Formlabs had somehow made Form 2 even easier to use than the already terrific Form 1+.
Accordingly, the company’s focus then went full on the Form 2. But to their credit they still supported the Form 1+, providing supplies, parts and service.
Until earlier this year.
Today if you examine Formlabs’ website, you will find little mention of the Form 1 and Form 1+. They are not for sale, nor are there resins or spare parts or repair services available.
This has disturbed some users of Form 1+ units, as they are now in a tricky position. While these older printers are not officially supported by Formlabs, it is still possible to obtain materials: just buy Form 2 resins and pour them into the Form 1+ tanks. The Form 1+ resin tanks that eventually wear out can be refurbished by third parties that sell replacement tanks and surfaces.
But those options don’t guarantee continual use. Sooner or later the machine’s internal components will wear out or break, and require service and spare parts. These are no longer available from Formlabs, who have likely exhausted their original supplies of parts and machines, with no more being manufactured.
Thus current users of Form 1+ 3D printers are living on borrowed time. This has upset some, and this publication has received angry notes from them.
Their position is that the Form 1+ was and still is a very successful and useful machine and thus it should still be supported by Formlabs. They’ve invested (for them) considerable sums into their Form 1+ and associated operations, and don’t wish to lose it. They feel the Form 1+ is still perfectly usable for their application and wonder why they can’t continue to use it.
The answer is that Formlabs has moved on. It is usually inefficient for a company to support more than one device. In their case they can make more money by putting their resources toward the new machine than by supporting older equipment. In fact, the company recently announced new equipment that attacks a market entirely different than that targeted by the Form 1/2 series.

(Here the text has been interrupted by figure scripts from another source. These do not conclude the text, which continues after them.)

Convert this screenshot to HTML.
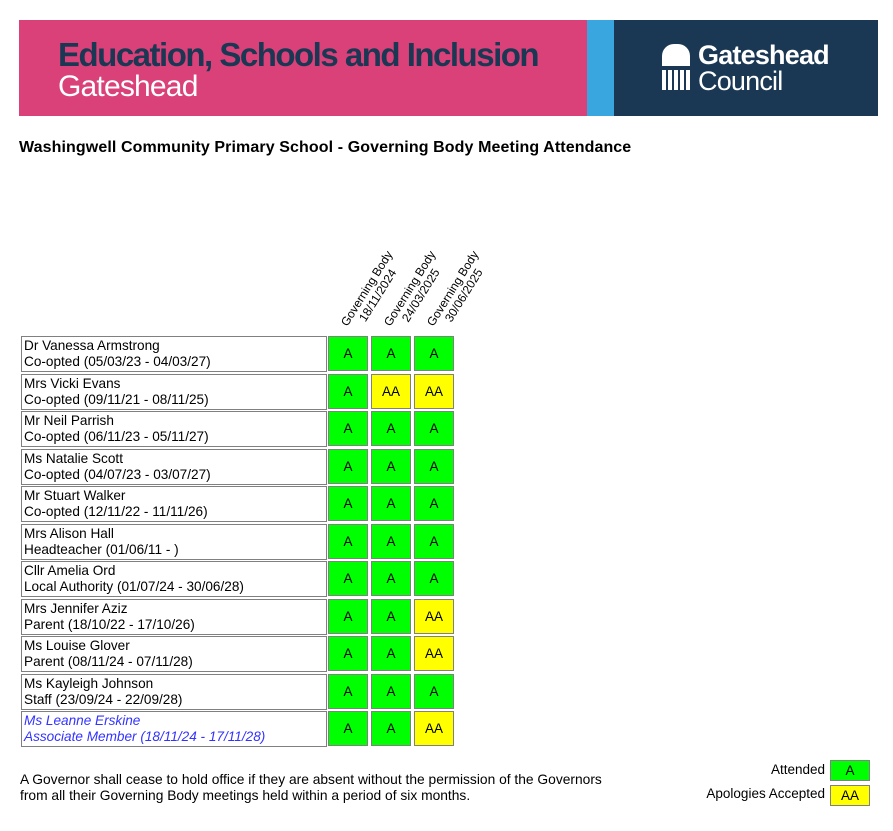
<!DOCTYPE html>
<html><head><style>
body{margin:0;width:893px;height:831px;background:#fff;font-family:"Liberation Sans",Arial,sans-serif;position:relative;overflow:hidden}
.a{position:absolute}
.n{position:absolute;left:21px;width:306px;border:1px solid #808080;font-size:13.6px;line-height:16px;padding:1px 0 0 2px;box-sizing:border-box;height:36px;color:#000}
.c{position:absolute;width:40px;height:35px;box-sizing:border-box;border:1px solid #808080;font-size:13.5px;text-align:center;line-height:34px}
.g{background:#00ff00}.y{background:#ffff00}
.h{position:absolute;font-size:12px;line-height:12.5px;transform-origin:0 100%;transform:rotate(-58deg);white-space:nowrap;text-align:center}
</style></head><body>
<div class="a" style="left:19px;top:20px;width:568px;height:96px;background:#d94178"></div>
<div class="a" style="left:587px;top:20px;width:27px;height:96px;background:#3aa6e0"></div>
<div class="a" style="left:614px;top:20px;width:264px;height:96px;background:#1a3753"></div>
<div class="a" style="left:58px;top:36px;font-size:33px;font-weight:bold;color:#1a3753;letter-spacing:-1.5px">Education, Schools and Inclusion</div>
<div class="a" style="left:58px;top:70px;font-size:30px;color:#fff;letter-spacing:-0.8px">Gateshead</div>
<div class="a" style="left:662px;top:44px;width:28px;height:22px;background:#fff;border-radius:12px 12px 0 0"></div>
<div class="a" style="left:662px;top:70px;width:28px;height:20px;background:repeating-linear-gradient(90deg,#fff 0 4px,#1a3753 4px 6px)"></div>
<div class="a" style="left:698px;top:40px;font-size:27px;font-weight:bold;color:#fff;letter-spacing:-0.8px">Gateshead</div>
<div class="a" style="left:698px;top:66px;font-size:27px;color:#fff;letter-spacing:-0.8px">Council</div>
<div class="a" style="left:19px;top:139px;font-size:16px;font-weight:bold;letter-spacing:0.1px">Washingwell Community Primary School - Governing Body Meeting Attendance</div>

<div class="h" style="left:360px;top:310px">Governing Body<br>18/11/2024</div>
<div class="h" style="left:403px;top:310px">Governing Body<br>24/03/2025</div>
<div class="h" style="left:446px;top:310px">Governing Body<br>30/06/2025</div>

<div class="n" style="top:336px">Dr Vanessa Armstrong<br>Co-opted (05/03/23 - 04/03/27)</div>
<div class="n" style="top:373.5px">Mrs Vicki Evans<br>Co-opted (09/11/21 - 08/11/25)</div>
<div class="n" style="top:411px">Mr Neil Parrish<br>Co-opted (06/11/23 - 05/11/27)</div>
<div class="n" style="top:448.5px">Ms Natalie Scott<br>Co-opted (04/07/23 - 03/07/27)</div>
<div class="n" style="top:486px">Mr Stuart Walker<br>Co-opted (12/11/22 - 11/11/26)</div>
<div class="n" style="top:523.5px">Mrs Alison Hall<br>Headteacher (01/06/11 - )</div>
<div class="n" style="top:561px">Cllr Amelia Ord<br>Local Authority (01/07/24 - 30/06/28)</div>
<div class="n" style="top:598.5px">Mrs Jennifer Aziz<br>Parent (18/10/22 - 17/10/26)</div>
<div class="n" style="top:636px">Ms Louise Glover<br>Parent (08/11/24 - 07/11/28)</div>
<div class="n" style="top:673.5px">Ms Kayleigh Johnson<br>Staff (23/09/24 - 22/09/28)</div>
<div class="n" style="top:711px;color:#3333ff;font-style:italic">Ms Leanne Erskine<br>Associate Member (18/11/24 - 17/11/28)</div>

<div class="c g" style="left:328px;top:336px">A</div><div class="c g" style="left:371px;top:336px">A</div><div class="c g" style="left:414px;top:336px">A</div>
<div class="c g" style="left:328px;top:373.5px">A</div><div class="c y" style="left:371px;top:373.5px">AA</div><div class="c y" style="left:414px;top:373.5px">AA</div>
<div class="c g" style="left:328px;top:411px">A</div><div class="c g" style="left:371px;top:411px">A</div><div class="c g" style="left:414px;top:411px">A</div>
<div class="c g" style="left:328px;top:448.5px">A</div><div class="c g" style="left:371px;top:448.5px">A</div><div class="c g" style="left:414px;top:448.5px">A</div>
<div class="c g" style="left:328px;top:486px">A</div><div class="c g" style="left:371px;top:486px">A</div><div class="c g" style="left:414px;top:486px">A</div>
<div class="c g" style="left:328px;top:523.5px">A</div><div class="c g" style="left:371px;top:523.5px">A</div><div class="c g" style="left:414px;top:523.5px">A</div>
<div class="c g" style="left:328px;top:561px">A</div><div class="c g" style="left:371px;top:561px">A</div><div class="c g" style="left:414px;top:561px">A</div>
<div class="c g" style="left:328px;top:598.5px">A</div><div class="c g" style="left:371px;top:598.5px">A</div><div class="c y" style="left:414px;top:598.5px">AA</div>
<div class="c g" style="left:328px;top:636px">A</div><div class="c g" style="left:371px;top:636px">A</div><div class="c y" style="left:414px;top:636px">AA</div>
<div class="c g" style="left:328px;top:673.5px">A</div><div class="c g" style="left:371px;top:673.5px">A</div><div class="c g" style="left:414px;top:673.5px">A</div>
<div class="c g" style="left:328px;top:711px">A</div><div class="c g" style="left:371px;top:711px">A</div><div class="c y" style="left:414px;top:711px">AA</div>

<div class="a" style="left:20px;top:772px;font-size:13.8px;line-height:16px">A Governor shall cease to hold office if they are absent without the permission of the Governors<br>from all their Governing Body meetings held within a period of six months.</div>
<div class="a" style="right:68px;top:762px;font-size:13.5px">Attended</div>
<div class="a" style="right:68px;top:786px;font-size:13.5px">Apologies Accepted</div>
<div class="c g" style="left:830px;top:760px;height:21px;line-height:19px">A</div>
<div class="c y" style="left:830px;top:785px;height:21px;line-height:19px">AA</div>
</body></html>
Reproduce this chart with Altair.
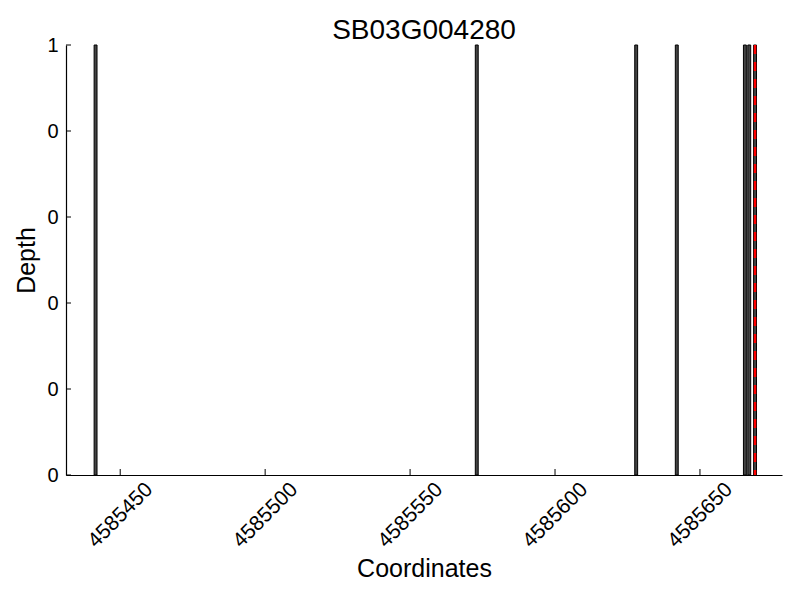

I don’t think Formlabs will change their support strategy regardless of how much the Form 1+ users complain.
But what are they to do? What should they have done?
My advice to Form 1+ users is to consider transitioning to a Form 2, which is clearly a superior machine. The Form 2 could provide several functional advantages due to its more advanced design. Yes, this will incur some cost, but that is the price of keeping current.
Companies that invest in equipment should always consider the expected lifetime of the equipment. Some companies literally lock this in with multi-year leases that match the usage of the equipment.
In this case Formlabs announced the Form 2 in 2015 and discontinued its predecessor three years later in 2018. This is an official machine lifetime of four years. It would have been reasonable to plan for machine replacement, even though machine announcement dates are not specifically known in advance.
However, what IS known is that every machine will eventually be replaced. This should always be under consideration by machine operators, with contingency plans being made.
Machines don’t last forever. They will eventually break and be unrepairable. That situation is clearly beyond the machine’s expected lifetime.
The good news, though, is that new, replacement equipment is almost always better.